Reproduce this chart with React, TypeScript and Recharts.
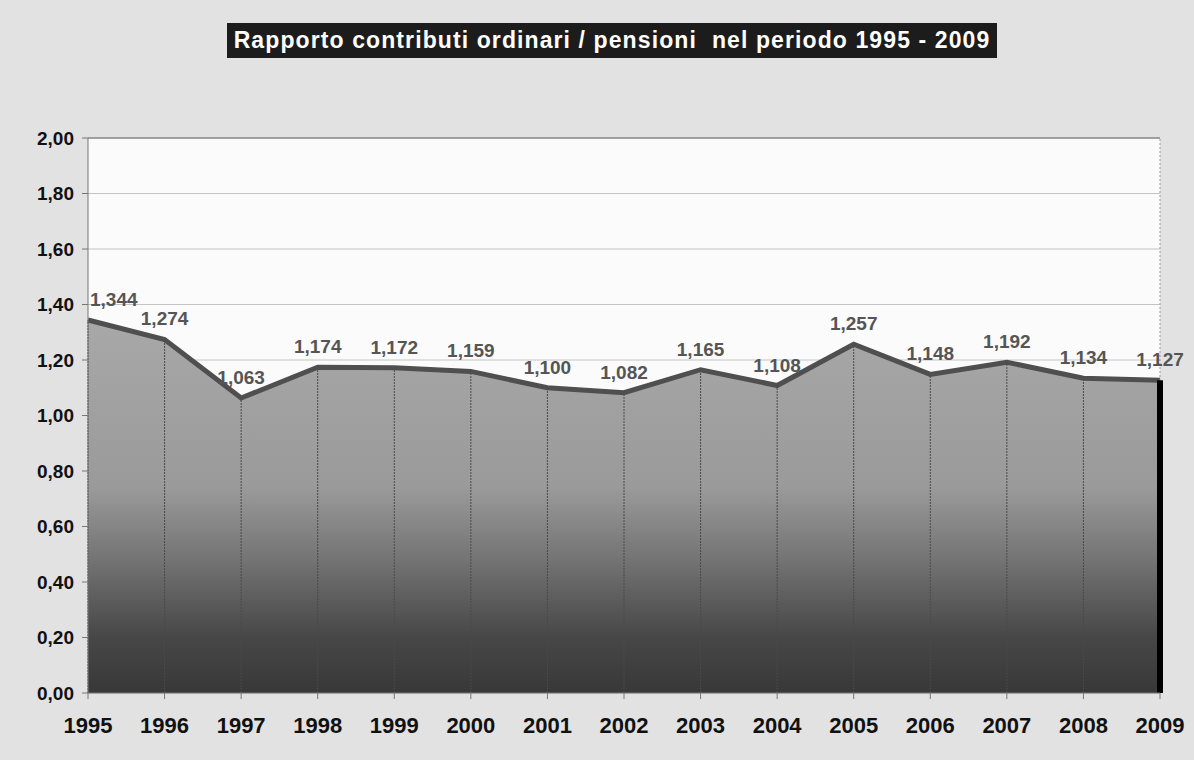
import React from "react";
import { AreaChart, Area, XAxis, YAxis, CartesianGrid, ReferenceLine } from "recharts";

const years = ["1995", "1996", "1997", "1998", "1999", "2000", "2001", "2002", "2003", "2004", "2005", "2006", "2007", "2008", "2009"];
const ratios = [1.344, 1.274, 1.063, 1.174, 1.172, 1.159, 1.1, 1.082, 1.165, 1.108, 1.257, 1.148, 1.192, 1.134, 1.127];
const yTicks = [0, 0.2, 0.4, 0.6, 0.8, 1.0, 1.2, 1.4, 1.6, 1.8, 2.0];

const data = years.map((y, i) => ({ anno: y, rapporto: ratios[i] }));

const fmt = (v: number, d: number) => v.toFixed(d).replace(".", ",");

// value label sitting above each point
const ValueLabel = (props: any) => {
  const { x, y, value, index } = props;
  const first = index === 0;
  return (
    <text
      x={first ? x + 2 : x}
      y={y - 14}
      textAnchor={first ? "start" : "middle"}
      fill="#555"
      fontSize={19}
      fontWeight="bold"
      fontFamily="'Liberation Sans', Arial, sans-serif"
    >
      {fmt(value, 3)}
    </text>
  );
};

export default function App() {
  return (
    <div style={{ position: "absolute", left: 0, top: 0, width: 1194, height: 760, background: "#e2e2e2", fontFamily: "'Liberation Sans', Arial, sans-serif" }}>
      <div
        style={{
          position: "absolute", left: 227, top: 23, width: 770, height: 35, background: "#1c1c1c",
          color: "#fff", fontSize: 23, fontWeight: "bold", letterSpacing: 1.1, lineHeight: "35px", textAlign: "center", whiteSpace: "pre",
        }}
      >
        Rapporto contributi ordinari / pensioni  nel periodo 1995 - 2009
      </div>
      <AreaChart width={1194} height={760} data={data} margin={{ top: 138, right: 34, left: 18, bottom: 27 }}>
        <defs>
          <linearGradient id="fillGrey" x1="0" y1="0" x2="0" y2="1">
            <stop offset="0%" stopColor="#a8a8a8" />
            <stop offset="45%" stopColor="#9a9a9a" />
            <stop offset="65%" stopColor="#727272" />
            <stop offset="85%" stopColor="#474747" />
            <stop offset="100%" stopColor="#383838" />
          </linearGradient>
        </defs>
        <CartesianGrid vertical={false} stroke="#c4c4c4" fill="#fbfbfb" />
        <XAxis
          dataKey="anno"
          height={40}
          tickSize={6}
          tickMargin={18}
          stroke="#777"
          tick={{ fill: "#111", fontSize: 22, fontWeight: "bold" }}
          interval={0}
        />
        <YAxis
          width={70}
          domain={[0, 2]}
          ticks={yTicks}
          tickSize={6}
          tickMargin={8}
          stroke="#777"
          tickFormatter={(v: number) => fmt(v, 2)}
          tick={{ fill: "#111", fontSize: 19, fontWeight: "bold" }}
        />
        <ReferenceLine y={2} stroke="#666" />
        <ReferenceLine x="2009" stroke="#999" strokeDasharray="2 2" />
        <Area
          type="linear"
          dataKey="rapporto"
          stroke="#4f4f4f"
          strokeWidth={5}
          fill="url(#fillGrey)"
          fillOpacity={1}
          isAnimationActive={false}
          label={<ValueLabel />}
        />
        {data.map((d) =>
          d.anno === "2009" ? (
            <ReferenceLine key={d.anno} segment={[{ x: d.anno, y: 0 }, { x: d.anno, y: d.rapporto }]} stroke="#000" strokeWidth={6} />
          ) : (
            <ReferenceLine key={d.anno} segment={[{ x: d.anno, y: 0 }, { x: d.anno, y: d.rapporto }]} stroke="#4a4a4a" strokeDasharray="2 1" strokeWidth={1} />
          )
        )}
      </AreaChart>
    </div>
  );
}
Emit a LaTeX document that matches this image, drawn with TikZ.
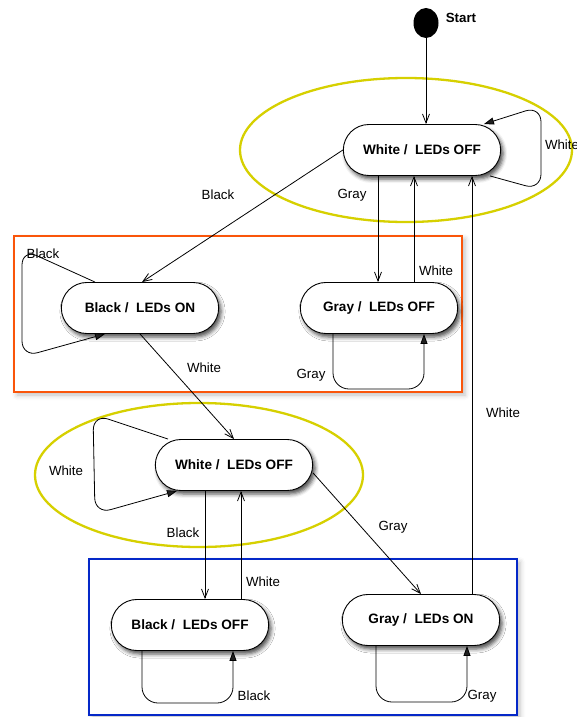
\documentclass[tikz,border=0pt]{standalone}
\usepackage{fontspec}
\setmainfont{Liberation Sans}
\usetikzlibrary{arrows.meta, shapes.misc, shapes.geometric, shadows.blur}

\definecolor{groupyellow}{RGB}{214,208,0}
\definecolor{grouporange}{RGB}{250,85,10}
\definecolor{groupblue}{RGB}{5,40,200}

\begin{document}
\begin{tikzpicture}[
    x=1pt, y=-1pt,
    font=\fontsize{13.3}{16}\selectfont,
    state/.style={draw, rounded rectangle, minimum width=164pt, minimum height=51pt, fill=white, line width=0.9pt,
        font=\fontsize{13.6}{16}\selectfont\bfseries,
        blur shadow={shadow xshift=2.5pt, shadow yshift=-3.5pt, shadow blur radius=4pt, shadow opacity=70}},
    startdot/.style={ellipse, fill=black, minimum width=25pt, minimum height=30pt, inner sep=0pt},
    lbl/.style={inner sep=1pt},
    arrow/.style={-{Straight Barb[length=9pt, width=7pt]}, line width=0.8pt},
    selfloop/.style={-{Triangle[length=10pt, width=7pt]}, line width=0.8pt, rounded corners=16pt},
    group/.style={line width=2.3pt, fill=white, blur shadow={shadow xshift=3pt, shadow yshift=-3pt, shadow blur radius=5pt, shadow opacity=25}},
    ring/.style={draw=groupyellow, line width=2.3pt}
]
\useasboundingbox (0,0) rectangle (576,717);

% groups
\draw[group, draw=grouporange] (14,236) rectangle (462,392);
\draw[group, draw=groupblue] (89,559) rectangle (517,715);
\draw[ring] (406,150) ellipse [x radius=166, y radius=72];
\draw[ring] (199,475) ellipse [x radius=164, y radius=72];

% states
\node[startdot] (start) at (426,23) {};
\node[lbl, font=\fontsize{13.3}{16}\selectfont\bfseries] (startlbl) at (461,18) {Start};
\node[state] (w1) at (422,150) {White /\ \ LEDs OFF};
\node[state] (b1) at (140,308) {Black /\ \ LEDs ON};
\node[state] (g1) at (379,308) {Gray /\ \ LEDs OFF};
\node[state] (w2) at (234,465) {White /\ \ LEDs OFF};
\node[state] (b2) at (190,625) {Black /\ \ LEDs OFF};
\node[state] (g2) at (421,620) {Gray /\ \ LEDs ON};

% transitions
\draw[arrow] (start) -- (start |- w1.north);
\draw[arrow] (w1.west) -- ([xshift=2pt]b1.north);
\draw[arrow] ([xshift=-1pt]g1.north |- w1.south) -- ([xshift=-1pt]g1.north);
\draw[arrow] ([xshift=35pt]g1.north) -- ([xshift=35pt]g1.north |- w1.south);
\draw[arrow] ([xshift=51pt]g2.north) -- ([xshift=51pt]g2.north |- w1.south);
\draw[arrow] (b1.south) -- (w2.north);
\draw[arrow] ([xshift=-29pt]w2.south) -- ([xshift=-29pt]w2.south |- b2.north);
\draw[arrow] ([xshift=7pt]w2.south |- b2.north) -- ([xshift=7pt]w2.south);
\draw[arrow] ([yshift=-8pt]w2.east) -- (g2.north);

% self loops
\draw[selfloop] ([xshift=68pt]w1.south) -- (541,190) -- (541,106) -- ([xshift=62pt]w1.north);
\draw[selfloop] ([xshift=-45pt]b1.north) -- (22,249) -- (22,357) -- ([xshift=-35pt]b1.south);
\draw[selfloop] ([xshift=-46pt]g1.south) -- (333,389) -- (424,389) -- ([xshift=45pt]g1.south);
\draw[selfloop] ([xshift=-66pt]w2.north) -- (93,414) -- (95,514) -- ([xshift=-57pt]w2.south);
\draw[selfloop] ([xshift=-48pt]b2.south) -- (142,703) -- (233,703) -- ([xshift=43pt]b2.south);
\draw[selfloop] ([xshift=-45pt]g2.south) -- (376,702) -- (467,702) -- ([xshift=46pt]g2.south);

% labels
\node[lbl] (lw1) at (562,145) {White};
\node[lbl] (lb1) at (218,195) {Black};
\node[lbl] (lg1) at (352,195) {Gray};
\node[lbl] (lw2) at (436,271) {White};
\node[lbl] (lb2) at (43,254) {Black};
\node[lbl] (lw3) at (204,368) {White};
\node[lbl] (lg2) at (311,375) {Gray};
\node[lbl] (lw4) at (503,413) {White};
\node[lbl] (lw5) at (66,471) {White};
\node[lbl] (lb3) at (183,533) {Black};
\node[lbl] (lg3) at (393,527) {Gray};
\node[lbl] (lw6) at (263,582) {White};
\node[lbl] (lb4) at (254,696) {Black};
\node[lbl] (lg4) at (482,696) {Gray};

\end{tikzpicture}
\end{document}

****

EXERCISE PROMPT – Output the records above as they stand, from the first line to the line with "YAxis, CartesianGrid, ReferenceLine", inclusive, and exclude the pictures.

EXERCISE RESPONSE –
Reproduce this chart with React, TypeScript and Recharts.
import React from "react";
import { AreaChart, Area, XAxis, YAxis, CartesianGrid, ReferenceLine } from "recharts";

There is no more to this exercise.